## Available data
----

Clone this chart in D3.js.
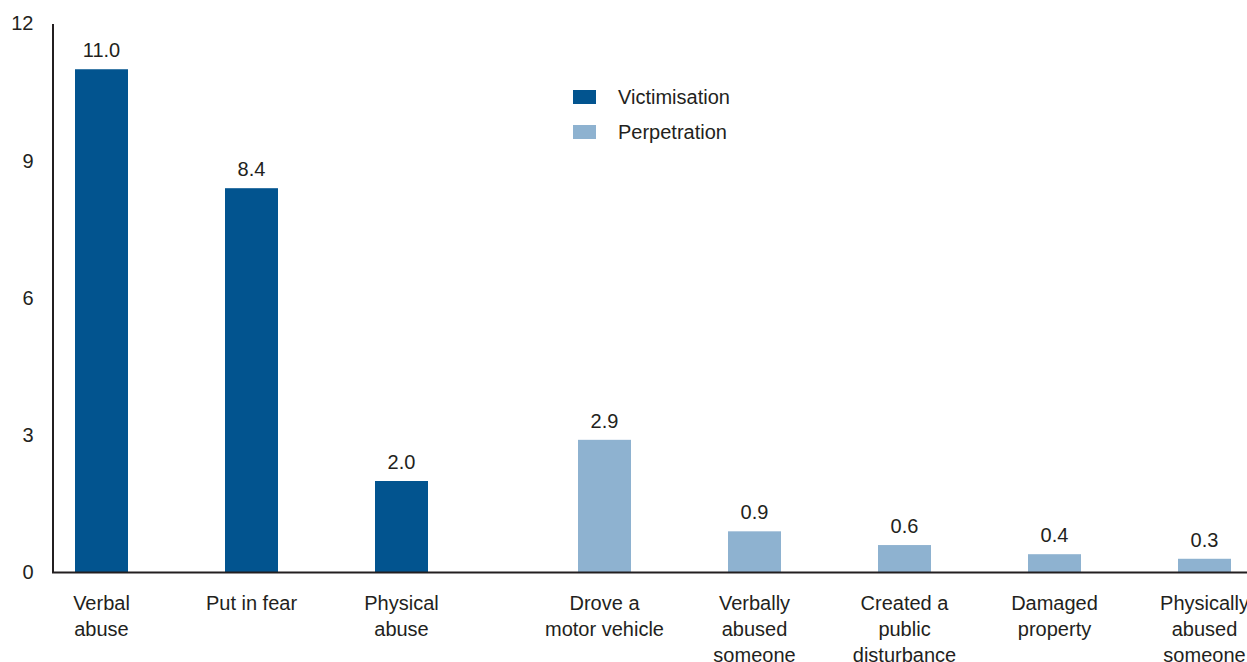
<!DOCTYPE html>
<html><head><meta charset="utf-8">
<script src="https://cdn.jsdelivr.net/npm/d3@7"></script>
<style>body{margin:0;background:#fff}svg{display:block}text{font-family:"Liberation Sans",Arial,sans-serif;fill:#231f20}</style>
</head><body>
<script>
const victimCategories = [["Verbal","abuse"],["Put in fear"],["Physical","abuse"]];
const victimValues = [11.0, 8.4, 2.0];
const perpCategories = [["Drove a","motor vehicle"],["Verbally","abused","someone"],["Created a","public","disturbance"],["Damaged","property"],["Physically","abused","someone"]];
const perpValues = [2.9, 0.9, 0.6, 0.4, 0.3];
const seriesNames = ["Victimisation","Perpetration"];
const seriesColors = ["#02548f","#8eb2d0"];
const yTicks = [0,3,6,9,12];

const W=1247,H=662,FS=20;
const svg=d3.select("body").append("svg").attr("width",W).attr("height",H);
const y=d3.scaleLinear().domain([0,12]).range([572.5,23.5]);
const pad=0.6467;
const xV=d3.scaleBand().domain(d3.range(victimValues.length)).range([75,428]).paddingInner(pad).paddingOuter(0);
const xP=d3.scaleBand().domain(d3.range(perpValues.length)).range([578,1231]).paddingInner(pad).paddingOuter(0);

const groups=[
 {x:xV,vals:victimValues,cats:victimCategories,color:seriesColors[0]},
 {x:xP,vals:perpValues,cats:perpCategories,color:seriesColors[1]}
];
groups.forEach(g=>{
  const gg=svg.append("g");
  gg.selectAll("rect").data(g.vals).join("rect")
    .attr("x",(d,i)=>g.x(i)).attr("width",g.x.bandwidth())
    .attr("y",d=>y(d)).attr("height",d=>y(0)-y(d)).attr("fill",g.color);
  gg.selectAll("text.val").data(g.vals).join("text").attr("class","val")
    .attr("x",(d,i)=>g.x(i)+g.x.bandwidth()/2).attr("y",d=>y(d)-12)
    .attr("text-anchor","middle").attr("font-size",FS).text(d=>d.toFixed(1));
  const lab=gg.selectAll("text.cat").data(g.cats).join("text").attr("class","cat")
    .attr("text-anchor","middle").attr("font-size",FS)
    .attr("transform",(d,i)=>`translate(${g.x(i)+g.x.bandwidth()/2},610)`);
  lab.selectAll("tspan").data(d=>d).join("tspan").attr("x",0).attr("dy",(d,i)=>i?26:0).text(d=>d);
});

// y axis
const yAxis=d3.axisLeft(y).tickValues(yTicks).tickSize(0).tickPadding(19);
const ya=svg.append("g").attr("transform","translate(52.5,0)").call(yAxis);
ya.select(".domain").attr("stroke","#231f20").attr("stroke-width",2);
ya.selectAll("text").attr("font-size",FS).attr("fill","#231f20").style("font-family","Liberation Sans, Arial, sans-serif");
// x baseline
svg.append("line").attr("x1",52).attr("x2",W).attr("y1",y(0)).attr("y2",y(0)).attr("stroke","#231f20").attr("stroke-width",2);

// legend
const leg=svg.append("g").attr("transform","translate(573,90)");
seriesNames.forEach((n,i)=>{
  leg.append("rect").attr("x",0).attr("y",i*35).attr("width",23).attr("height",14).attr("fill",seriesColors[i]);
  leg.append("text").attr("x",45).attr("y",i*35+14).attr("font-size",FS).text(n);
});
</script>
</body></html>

----

## To be done
Omit each picture, then return all of the listing exactly as it stands.

## Task result
Clone this chart in D3.js.
<!DOCTYPE html>
<html><head><meta charset="utf-8">
<script src="https://cdn.jsdelivr.net/npm/d3@7"></script>
<style>body{margin:0;background:#fff}svg{display:block}text{font-family:"Liberation Sans",Arial,sans-serif;fill:#231f20}</style>
</head><body>
<script>
const victimCategories = [["Verbal","abuse"],["Put in fear"],["Physical","abuse"]];
const victimValues = [11.0, 8.4, 2.0];
const perpCategories = [["Drove a","motor vehicle"],["Verbally","abused","someone"],["Created a","public","disturbance"],["Damaged","property"],["Physically","abused","someone"]];
const perpValues = [2.9, 0.9, 0.6, 0.4, 0.3];
const seriesNames = ["Victimisation","Perpetration"];
const seriesColors = ["#02548f","#8eb2d0"];
const yTicks = [0,3,6,9,12];

const W=1247,H=662,FS=20;
const svg=d3.select("body").append("svg").attr("width",W).attr("height",H);
const y=d3.scaleLinear().domain([0,12]).range([572.5,23.5]);
const pad=0.6467;
const xV=d3.scaleBand().domain(d3.range(victimValues.length)).range([75,428]).paddingInner(pad).paddingOuter(0);
const xP=d3.scaleBand().domain(d3.range(perpValues.length)).range([578,1231]).paddingInner(pad).paddingOuter(0);

const groups=[
 {x:xV,vals:victimValues,cats:victimCategories,color:seriesColors[0]},
 {x:xP,vals:perpValues,cats:perpCategories,color:seriesColors[1]}
];
groups.forEach(g=>{
  const gg=svg.append("g");
  gg.selectAll("rect").data(g.vals).join("rect")
    .attr("x",(d,i)=>g.x(i)).attr("width",g.x.bandwidth())
    .attr("y",d=>y(d)).attr("height",d=>y(0)-y(d)).attr("fill",g.color);
  gg.selectAll("text.val").data(g.vals).join("text").attr("class","val")
    .attr("x",(d,i)=>g.x(i)+g.x.bandwidth()/2).attr("y",d=>y(d)-12)
    .attr("text-anchor","middle").attr("font-size",FS).text(d=>d.toFixed(1));
  const lab=gg.selectAll("text.cat").data(g.cats).join("text").attr("class","cat")
    .attr("text-anchor","middle").attr("font-size",FS)
    .attr("transform",(d,i)=>`translate(${g.x(i)+g.x.bandwidth()/2},610)`);
  lab.selectAll("tspan").data(d=>d).join("tspan").attr("x",0).attr("dy",(d,i)=>i?26:0).text(d=>d);
});

// y axis
const yAxis=d3.axisLeft(y).tickValues(yTicks).tickSize(0).tickPadding(19);
const ya=svg.append("g").attr("transform","translate(52.5,0)").call(yAxis);
ya.select(".domain").attr("stroke","#231f20").attr("stroke-width",2);
ya.selectAll("text").attr("font-size",FS).attr("fill","#231f20").style("font-family","Liberation Sans, Arial, sans-serif");
// x baseline
svg.append("line").attr("x1",52).attr("x2",W).attr("y1",y(0)).attr("y2",y(0)).attr("stroke","#231f20").attr("stroke-width",2);

// legend
const leg=svg.append("g").attr("transform","translate(573,90)");
seriesNames.forEach((n,i)=>{
  leg.append("rect").attr("x",0).attr("y",i*35).attr("width",23).attr("height",14).attr("fill",seriesColors[i]);
  leg.append("text").attr("x",45).attr("y",i*35+14).attr("font-size",FS).text(n);
});
</script>
</body></html>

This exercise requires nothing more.